I started playing with my dad. I have pictures of him, and a soccer ball with me, like in the parks, when I was honestly probably like 3, 4 years old, you know, when I first learned my first steps pretty much. But then after that, organized soccer came around when I was like 7 or 8. I joined the youth level of the local professional team, and then after that, when the war started we had to move to a different city called Modrica, and when I got to that city, I just continued. Again, joined the youth of a professional team and there I was from age 10 till the age of 14 or so before coming to the US. So, I pretty much learned my first steps from my dad as a baby pretty much, and then next it was at the academy with professional clubs.

And you played for Celik Zenica.

In Zenica yeah, and the club was always very good.

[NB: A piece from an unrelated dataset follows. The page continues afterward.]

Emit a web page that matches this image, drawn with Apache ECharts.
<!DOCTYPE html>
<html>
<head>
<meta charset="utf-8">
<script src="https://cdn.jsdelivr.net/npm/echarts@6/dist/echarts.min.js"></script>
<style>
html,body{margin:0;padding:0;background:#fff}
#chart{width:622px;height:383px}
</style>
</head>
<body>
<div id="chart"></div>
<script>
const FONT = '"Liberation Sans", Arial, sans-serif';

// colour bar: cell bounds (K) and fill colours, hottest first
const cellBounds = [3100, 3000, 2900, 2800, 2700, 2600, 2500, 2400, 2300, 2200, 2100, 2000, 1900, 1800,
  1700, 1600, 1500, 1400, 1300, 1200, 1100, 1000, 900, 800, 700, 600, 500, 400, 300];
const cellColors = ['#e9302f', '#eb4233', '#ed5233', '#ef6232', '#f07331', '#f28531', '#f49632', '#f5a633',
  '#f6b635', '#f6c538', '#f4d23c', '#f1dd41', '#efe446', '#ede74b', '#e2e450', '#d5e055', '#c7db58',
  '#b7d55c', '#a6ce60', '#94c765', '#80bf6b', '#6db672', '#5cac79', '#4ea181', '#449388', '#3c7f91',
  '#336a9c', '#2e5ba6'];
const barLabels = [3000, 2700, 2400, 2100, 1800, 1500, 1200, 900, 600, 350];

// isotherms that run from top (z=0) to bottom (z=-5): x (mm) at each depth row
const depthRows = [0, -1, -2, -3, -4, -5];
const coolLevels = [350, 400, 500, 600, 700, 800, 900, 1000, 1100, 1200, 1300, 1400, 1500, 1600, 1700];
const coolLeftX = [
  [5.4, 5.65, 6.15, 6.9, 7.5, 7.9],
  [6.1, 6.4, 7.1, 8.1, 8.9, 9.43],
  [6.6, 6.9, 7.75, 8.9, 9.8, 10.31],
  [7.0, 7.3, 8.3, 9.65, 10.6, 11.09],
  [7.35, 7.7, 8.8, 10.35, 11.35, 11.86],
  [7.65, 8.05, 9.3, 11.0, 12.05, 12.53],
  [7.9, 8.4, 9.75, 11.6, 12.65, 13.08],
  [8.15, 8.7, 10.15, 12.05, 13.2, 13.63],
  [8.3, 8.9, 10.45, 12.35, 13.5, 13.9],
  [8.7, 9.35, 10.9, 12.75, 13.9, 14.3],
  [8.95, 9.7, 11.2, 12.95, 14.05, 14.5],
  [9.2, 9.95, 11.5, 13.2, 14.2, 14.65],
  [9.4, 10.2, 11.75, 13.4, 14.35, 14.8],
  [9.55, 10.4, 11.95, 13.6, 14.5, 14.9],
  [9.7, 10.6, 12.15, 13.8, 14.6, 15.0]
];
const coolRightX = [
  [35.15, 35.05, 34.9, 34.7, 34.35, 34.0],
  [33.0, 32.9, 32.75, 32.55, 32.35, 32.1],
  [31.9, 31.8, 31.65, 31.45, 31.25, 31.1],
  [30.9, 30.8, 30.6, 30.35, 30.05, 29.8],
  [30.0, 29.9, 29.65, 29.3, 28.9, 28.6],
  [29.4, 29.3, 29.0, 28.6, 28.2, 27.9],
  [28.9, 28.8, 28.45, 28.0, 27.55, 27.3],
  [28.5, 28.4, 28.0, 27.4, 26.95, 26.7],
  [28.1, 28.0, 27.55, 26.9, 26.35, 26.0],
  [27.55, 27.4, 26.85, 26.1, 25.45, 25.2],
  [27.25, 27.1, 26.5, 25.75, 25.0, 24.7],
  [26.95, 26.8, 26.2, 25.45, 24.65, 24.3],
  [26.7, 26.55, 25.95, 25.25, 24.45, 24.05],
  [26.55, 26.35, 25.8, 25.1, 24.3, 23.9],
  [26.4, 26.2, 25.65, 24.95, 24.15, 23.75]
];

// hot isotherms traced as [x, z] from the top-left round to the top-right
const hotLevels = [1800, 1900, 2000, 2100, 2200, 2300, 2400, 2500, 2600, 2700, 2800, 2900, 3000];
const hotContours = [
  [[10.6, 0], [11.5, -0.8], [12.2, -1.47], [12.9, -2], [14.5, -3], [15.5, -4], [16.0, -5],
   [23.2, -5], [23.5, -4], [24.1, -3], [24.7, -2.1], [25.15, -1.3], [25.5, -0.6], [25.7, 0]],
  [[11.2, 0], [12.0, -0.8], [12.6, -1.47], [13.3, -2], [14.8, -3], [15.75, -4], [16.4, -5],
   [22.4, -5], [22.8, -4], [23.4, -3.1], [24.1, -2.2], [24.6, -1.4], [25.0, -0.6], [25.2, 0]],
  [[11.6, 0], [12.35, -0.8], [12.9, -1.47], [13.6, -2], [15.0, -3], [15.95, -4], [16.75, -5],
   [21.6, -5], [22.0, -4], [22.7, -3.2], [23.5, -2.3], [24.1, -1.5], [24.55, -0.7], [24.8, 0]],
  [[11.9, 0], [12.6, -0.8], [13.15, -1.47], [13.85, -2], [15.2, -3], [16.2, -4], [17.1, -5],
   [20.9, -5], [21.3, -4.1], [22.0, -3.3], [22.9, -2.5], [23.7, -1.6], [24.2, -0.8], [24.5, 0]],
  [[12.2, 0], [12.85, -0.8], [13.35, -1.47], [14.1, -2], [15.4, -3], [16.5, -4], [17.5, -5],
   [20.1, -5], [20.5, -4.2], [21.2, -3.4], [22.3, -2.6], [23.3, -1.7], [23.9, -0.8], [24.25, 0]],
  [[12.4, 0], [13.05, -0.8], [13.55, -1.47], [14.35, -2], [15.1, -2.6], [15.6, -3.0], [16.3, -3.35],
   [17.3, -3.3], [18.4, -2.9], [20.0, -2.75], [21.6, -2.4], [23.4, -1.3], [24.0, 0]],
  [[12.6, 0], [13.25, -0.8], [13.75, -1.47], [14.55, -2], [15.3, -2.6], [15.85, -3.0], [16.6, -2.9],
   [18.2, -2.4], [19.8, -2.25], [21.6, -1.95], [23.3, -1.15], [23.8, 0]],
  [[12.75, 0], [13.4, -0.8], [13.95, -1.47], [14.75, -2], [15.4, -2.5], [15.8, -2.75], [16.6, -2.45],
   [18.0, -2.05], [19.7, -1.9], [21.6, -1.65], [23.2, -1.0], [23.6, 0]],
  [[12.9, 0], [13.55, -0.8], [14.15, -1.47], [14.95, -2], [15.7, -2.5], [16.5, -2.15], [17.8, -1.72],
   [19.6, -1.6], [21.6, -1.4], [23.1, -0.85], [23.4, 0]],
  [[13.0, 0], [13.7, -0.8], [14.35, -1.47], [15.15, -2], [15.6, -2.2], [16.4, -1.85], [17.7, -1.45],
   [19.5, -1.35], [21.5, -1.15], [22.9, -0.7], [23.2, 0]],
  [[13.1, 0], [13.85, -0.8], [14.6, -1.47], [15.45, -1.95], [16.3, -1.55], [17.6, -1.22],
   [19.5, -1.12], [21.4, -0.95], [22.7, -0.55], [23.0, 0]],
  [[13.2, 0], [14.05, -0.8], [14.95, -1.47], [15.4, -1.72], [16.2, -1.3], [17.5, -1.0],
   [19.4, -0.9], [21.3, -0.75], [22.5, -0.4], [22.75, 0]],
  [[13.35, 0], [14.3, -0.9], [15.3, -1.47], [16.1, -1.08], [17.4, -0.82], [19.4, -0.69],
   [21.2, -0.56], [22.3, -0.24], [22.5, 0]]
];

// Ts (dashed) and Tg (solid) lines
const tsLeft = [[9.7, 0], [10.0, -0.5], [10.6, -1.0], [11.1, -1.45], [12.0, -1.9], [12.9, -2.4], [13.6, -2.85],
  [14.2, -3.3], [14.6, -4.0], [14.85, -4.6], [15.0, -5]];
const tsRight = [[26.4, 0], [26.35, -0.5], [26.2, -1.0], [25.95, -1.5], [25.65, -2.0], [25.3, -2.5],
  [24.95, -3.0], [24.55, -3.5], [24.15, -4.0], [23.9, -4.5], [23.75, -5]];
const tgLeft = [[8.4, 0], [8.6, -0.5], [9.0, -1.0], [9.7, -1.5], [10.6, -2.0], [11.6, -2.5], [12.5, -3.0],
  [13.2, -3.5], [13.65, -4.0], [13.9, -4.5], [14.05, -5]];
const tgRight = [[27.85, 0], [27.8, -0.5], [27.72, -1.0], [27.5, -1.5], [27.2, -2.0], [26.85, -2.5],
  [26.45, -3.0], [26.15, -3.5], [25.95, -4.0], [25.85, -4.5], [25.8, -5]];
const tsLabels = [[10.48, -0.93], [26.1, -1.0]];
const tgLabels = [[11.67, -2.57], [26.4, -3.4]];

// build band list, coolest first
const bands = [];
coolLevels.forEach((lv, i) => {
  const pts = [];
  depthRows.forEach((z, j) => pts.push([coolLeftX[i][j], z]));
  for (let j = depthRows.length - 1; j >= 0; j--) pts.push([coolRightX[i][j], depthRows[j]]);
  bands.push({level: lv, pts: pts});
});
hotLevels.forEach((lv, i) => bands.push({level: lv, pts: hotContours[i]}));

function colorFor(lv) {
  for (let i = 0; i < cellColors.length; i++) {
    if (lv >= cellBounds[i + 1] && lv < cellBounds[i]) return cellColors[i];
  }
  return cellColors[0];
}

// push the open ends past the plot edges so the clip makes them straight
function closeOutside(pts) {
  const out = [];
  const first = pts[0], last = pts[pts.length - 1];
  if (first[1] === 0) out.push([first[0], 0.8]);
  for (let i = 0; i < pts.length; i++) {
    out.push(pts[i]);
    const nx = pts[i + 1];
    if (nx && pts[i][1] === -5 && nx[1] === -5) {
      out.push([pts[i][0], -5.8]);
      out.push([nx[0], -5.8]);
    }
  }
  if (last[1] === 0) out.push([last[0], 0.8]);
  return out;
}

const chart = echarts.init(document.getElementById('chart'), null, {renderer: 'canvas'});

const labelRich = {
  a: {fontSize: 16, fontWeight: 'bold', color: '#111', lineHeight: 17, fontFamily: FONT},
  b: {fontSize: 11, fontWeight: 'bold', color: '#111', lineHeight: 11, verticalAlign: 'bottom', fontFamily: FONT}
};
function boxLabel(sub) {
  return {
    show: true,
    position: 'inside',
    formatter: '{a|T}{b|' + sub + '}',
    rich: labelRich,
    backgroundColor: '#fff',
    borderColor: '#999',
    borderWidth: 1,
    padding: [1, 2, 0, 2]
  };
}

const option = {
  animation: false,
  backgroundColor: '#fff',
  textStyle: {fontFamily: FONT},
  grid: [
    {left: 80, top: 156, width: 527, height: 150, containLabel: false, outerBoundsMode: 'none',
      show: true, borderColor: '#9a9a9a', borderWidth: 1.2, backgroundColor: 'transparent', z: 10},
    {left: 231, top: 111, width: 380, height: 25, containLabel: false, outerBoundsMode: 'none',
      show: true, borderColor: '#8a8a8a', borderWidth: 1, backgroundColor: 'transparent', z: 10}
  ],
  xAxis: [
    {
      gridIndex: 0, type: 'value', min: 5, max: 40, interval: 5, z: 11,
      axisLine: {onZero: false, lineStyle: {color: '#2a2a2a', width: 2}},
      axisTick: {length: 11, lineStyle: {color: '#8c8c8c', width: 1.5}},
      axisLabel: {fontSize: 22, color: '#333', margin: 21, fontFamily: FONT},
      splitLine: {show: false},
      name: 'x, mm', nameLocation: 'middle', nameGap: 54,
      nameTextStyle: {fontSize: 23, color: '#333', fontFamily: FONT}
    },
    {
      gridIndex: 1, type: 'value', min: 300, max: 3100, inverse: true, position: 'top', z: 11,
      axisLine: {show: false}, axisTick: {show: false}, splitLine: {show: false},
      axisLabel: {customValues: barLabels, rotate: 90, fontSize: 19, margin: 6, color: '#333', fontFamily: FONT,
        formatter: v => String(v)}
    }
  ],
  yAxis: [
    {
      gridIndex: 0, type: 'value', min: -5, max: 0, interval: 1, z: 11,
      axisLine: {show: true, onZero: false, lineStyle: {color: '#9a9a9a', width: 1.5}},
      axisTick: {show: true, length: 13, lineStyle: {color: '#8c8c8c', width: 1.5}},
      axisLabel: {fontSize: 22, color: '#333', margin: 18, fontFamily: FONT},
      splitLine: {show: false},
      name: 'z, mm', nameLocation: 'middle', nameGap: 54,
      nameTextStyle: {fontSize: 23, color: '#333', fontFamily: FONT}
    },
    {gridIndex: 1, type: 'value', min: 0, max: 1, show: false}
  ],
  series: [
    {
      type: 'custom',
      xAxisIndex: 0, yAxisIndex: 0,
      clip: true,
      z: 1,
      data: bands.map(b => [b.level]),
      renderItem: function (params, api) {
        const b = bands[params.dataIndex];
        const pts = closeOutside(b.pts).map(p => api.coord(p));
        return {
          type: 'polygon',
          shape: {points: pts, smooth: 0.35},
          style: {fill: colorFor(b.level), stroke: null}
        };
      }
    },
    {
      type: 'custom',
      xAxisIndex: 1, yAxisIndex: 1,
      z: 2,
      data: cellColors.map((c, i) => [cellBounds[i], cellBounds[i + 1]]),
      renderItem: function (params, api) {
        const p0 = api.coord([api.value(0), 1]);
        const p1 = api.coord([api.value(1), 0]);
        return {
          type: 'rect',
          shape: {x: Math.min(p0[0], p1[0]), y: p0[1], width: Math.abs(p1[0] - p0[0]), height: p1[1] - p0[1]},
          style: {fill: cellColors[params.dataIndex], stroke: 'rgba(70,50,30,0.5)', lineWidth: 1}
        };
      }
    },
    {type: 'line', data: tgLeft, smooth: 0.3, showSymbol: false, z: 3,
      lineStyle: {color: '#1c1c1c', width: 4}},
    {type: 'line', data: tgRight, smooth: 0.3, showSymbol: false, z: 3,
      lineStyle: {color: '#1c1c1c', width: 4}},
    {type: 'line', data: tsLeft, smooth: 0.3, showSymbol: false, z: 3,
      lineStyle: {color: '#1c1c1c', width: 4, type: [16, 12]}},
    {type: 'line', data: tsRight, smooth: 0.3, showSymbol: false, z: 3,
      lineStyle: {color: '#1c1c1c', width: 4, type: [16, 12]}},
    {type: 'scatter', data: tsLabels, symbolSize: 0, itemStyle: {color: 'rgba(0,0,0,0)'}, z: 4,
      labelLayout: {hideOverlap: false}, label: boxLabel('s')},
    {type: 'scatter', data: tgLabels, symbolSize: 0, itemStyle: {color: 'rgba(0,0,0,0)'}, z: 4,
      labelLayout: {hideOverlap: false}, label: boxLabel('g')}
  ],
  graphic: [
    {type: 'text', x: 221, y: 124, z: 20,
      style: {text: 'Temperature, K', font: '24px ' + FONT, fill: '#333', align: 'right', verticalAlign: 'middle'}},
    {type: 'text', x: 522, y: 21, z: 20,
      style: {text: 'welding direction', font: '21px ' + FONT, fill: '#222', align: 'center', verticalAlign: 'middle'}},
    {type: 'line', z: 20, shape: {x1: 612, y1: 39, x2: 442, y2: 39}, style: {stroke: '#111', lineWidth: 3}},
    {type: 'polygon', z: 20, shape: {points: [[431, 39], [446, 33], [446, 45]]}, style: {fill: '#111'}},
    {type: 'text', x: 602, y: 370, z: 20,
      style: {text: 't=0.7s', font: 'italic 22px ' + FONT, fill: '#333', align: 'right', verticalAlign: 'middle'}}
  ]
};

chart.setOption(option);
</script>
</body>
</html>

They were either in the first league of former Yugoslavia which was a very competitive league back then, or second division, which is still big for you know for a country of that point, with like 4 or 5 professional divisions. So those years, maybe not there perhaps, but the stage after, when I went to a different city were the key years in my development because I learned the first steps of professional soccer and development.

Did you grow up watching and cheering for Celik?

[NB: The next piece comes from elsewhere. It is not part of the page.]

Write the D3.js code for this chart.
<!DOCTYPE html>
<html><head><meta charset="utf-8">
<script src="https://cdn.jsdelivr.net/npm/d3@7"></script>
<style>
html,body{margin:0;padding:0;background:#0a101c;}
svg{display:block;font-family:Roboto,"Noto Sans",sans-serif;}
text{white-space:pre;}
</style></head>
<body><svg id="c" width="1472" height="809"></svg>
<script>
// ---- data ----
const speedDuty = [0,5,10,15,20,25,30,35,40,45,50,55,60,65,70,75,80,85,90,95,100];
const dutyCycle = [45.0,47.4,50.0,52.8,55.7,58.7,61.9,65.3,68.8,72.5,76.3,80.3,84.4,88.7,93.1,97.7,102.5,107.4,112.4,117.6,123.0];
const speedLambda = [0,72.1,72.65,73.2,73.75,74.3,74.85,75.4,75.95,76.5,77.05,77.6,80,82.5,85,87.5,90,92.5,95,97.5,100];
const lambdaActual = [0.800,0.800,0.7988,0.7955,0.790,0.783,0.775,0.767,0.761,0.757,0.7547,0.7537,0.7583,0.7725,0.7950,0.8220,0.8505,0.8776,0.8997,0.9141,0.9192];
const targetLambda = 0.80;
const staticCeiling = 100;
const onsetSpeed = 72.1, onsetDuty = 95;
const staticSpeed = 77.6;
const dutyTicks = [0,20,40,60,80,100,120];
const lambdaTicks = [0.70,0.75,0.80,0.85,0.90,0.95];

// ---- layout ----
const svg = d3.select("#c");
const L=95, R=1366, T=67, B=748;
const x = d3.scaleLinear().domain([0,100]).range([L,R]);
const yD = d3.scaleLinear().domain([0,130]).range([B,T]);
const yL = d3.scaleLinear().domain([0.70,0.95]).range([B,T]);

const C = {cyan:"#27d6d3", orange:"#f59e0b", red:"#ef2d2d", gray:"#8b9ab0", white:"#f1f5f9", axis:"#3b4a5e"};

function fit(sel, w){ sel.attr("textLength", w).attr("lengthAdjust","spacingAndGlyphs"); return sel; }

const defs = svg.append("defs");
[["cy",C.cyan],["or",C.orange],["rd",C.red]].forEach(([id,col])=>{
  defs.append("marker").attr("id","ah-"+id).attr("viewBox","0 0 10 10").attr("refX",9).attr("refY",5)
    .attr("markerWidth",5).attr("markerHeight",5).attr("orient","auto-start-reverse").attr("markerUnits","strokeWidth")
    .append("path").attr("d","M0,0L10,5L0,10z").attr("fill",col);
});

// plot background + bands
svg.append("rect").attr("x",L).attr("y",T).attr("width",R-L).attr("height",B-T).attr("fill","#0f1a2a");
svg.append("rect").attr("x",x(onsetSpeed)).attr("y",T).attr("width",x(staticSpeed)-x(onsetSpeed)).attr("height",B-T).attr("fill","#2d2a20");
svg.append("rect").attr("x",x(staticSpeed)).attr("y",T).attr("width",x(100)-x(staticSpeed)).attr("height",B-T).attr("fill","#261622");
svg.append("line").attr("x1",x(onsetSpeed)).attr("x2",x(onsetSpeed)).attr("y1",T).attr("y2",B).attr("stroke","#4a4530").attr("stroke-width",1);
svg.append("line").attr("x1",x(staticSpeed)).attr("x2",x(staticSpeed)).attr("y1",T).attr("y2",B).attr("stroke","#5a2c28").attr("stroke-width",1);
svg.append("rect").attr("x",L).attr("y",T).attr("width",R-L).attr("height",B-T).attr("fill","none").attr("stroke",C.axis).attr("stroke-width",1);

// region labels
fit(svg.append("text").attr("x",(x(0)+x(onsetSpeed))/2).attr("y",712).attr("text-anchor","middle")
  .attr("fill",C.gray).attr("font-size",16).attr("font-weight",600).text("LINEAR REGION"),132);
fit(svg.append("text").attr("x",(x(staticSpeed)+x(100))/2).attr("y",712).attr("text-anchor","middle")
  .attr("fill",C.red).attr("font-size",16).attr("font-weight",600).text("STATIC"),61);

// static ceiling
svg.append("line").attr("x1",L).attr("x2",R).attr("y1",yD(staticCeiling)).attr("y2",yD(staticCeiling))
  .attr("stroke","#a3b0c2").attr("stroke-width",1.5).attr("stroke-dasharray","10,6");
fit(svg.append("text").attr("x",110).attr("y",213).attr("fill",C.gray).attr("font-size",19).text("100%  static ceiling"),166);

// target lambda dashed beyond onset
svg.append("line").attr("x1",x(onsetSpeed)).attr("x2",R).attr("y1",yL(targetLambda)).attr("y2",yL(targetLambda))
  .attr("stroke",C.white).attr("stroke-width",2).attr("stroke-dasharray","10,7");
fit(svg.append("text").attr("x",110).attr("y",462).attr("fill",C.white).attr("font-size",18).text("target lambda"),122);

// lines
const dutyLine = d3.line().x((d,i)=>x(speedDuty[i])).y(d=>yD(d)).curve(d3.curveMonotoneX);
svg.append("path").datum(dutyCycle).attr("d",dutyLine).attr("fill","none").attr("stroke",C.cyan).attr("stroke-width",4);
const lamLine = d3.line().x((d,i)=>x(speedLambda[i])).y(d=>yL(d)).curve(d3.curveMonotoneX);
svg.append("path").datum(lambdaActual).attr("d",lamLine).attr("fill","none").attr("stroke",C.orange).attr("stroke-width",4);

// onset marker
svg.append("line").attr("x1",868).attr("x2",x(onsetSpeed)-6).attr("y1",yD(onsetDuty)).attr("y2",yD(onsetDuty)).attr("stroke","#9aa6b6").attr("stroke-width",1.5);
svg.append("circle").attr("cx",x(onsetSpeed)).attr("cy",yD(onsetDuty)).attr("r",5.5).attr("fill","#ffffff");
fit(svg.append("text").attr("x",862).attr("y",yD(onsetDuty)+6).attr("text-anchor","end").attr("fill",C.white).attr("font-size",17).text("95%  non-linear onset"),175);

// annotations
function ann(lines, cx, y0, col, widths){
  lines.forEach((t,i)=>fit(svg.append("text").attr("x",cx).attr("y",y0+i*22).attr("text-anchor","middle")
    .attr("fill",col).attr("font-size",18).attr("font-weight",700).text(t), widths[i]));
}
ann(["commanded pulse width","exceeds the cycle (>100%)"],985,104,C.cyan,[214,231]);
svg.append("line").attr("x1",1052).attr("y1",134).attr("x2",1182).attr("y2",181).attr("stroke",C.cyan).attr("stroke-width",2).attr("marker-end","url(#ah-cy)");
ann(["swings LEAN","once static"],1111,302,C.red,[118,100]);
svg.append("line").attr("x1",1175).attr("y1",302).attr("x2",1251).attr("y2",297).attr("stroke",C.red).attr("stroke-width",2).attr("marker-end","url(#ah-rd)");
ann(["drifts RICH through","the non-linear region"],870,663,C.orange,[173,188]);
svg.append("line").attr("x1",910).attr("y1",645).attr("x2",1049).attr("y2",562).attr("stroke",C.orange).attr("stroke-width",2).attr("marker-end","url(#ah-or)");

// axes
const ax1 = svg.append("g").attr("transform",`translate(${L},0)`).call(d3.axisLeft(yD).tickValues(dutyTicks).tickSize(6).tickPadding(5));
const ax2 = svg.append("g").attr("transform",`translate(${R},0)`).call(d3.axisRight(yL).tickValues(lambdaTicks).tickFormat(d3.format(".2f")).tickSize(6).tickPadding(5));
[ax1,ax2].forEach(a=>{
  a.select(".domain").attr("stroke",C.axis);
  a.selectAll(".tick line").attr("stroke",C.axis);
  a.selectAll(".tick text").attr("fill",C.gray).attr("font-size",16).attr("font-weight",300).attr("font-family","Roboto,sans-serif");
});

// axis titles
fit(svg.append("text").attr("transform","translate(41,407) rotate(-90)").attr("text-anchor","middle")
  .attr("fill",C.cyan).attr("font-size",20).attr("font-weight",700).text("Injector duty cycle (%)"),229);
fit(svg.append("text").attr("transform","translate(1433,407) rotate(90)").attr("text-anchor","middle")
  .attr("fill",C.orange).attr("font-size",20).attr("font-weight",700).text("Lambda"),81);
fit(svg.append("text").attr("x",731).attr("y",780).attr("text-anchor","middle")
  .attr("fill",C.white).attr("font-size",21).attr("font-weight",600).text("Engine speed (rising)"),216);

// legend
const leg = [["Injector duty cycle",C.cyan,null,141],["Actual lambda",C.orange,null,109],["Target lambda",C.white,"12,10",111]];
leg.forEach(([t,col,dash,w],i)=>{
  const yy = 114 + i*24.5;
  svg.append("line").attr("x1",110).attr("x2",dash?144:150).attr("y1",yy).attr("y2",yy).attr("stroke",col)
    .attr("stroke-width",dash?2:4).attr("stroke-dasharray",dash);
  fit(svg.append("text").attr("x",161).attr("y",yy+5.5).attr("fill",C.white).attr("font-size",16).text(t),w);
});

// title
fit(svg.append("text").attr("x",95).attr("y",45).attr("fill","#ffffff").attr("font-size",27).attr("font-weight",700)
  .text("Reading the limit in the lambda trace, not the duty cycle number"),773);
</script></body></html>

Yeah, my dad was a big fan as well, so he took me to a couple of games, and even to this day it’s known as one of the most beloved teams in Bosnia by their fans. You know they always like to support the local team. I think even the national team plays their games in that stadium

How did your move to the States change things?

Well, at first it affected us cuz we didn’t know the system here. We didn’t know, me and my brother, we didn’t know where to play and how to continue because it was a big culture shock for us. The language was a huge barrier for the first few months because we couldn’t really speak English. I was almost 15. To learn English, to communicate it took probably a couple of months, but to learn to speak it a bit properly and to write it, it took a bit longer than that. But I was lucky to start school right away in September when we moved so I learned a lot quicker being around the kids who speak English all the time and being in school.

How did you get involved in a club when you moved to the states?

I met my to-be-godfather, at that point he wasn’t but I met him, through one of the mutual family friends. And he had his own youth club in Cleveland, called Cleveland United. So, me and my brother joined that club and played there all the way through high school before going to college. It was very good because we had a very good team and we made it to the regional competitions a few times. So it was a pretty successful and an easy transition for me to a new culture and a new country through sport. You know, meeting different people, I met my friends, that we played on the same club team, we’re still friends to this day. We talk, some of us went to the same college, so it was a unique experience and my godfather, I feel blessed that I found him, pretty much, in order to continue more in my soccer career.

At what point did you feel that you could play professionally?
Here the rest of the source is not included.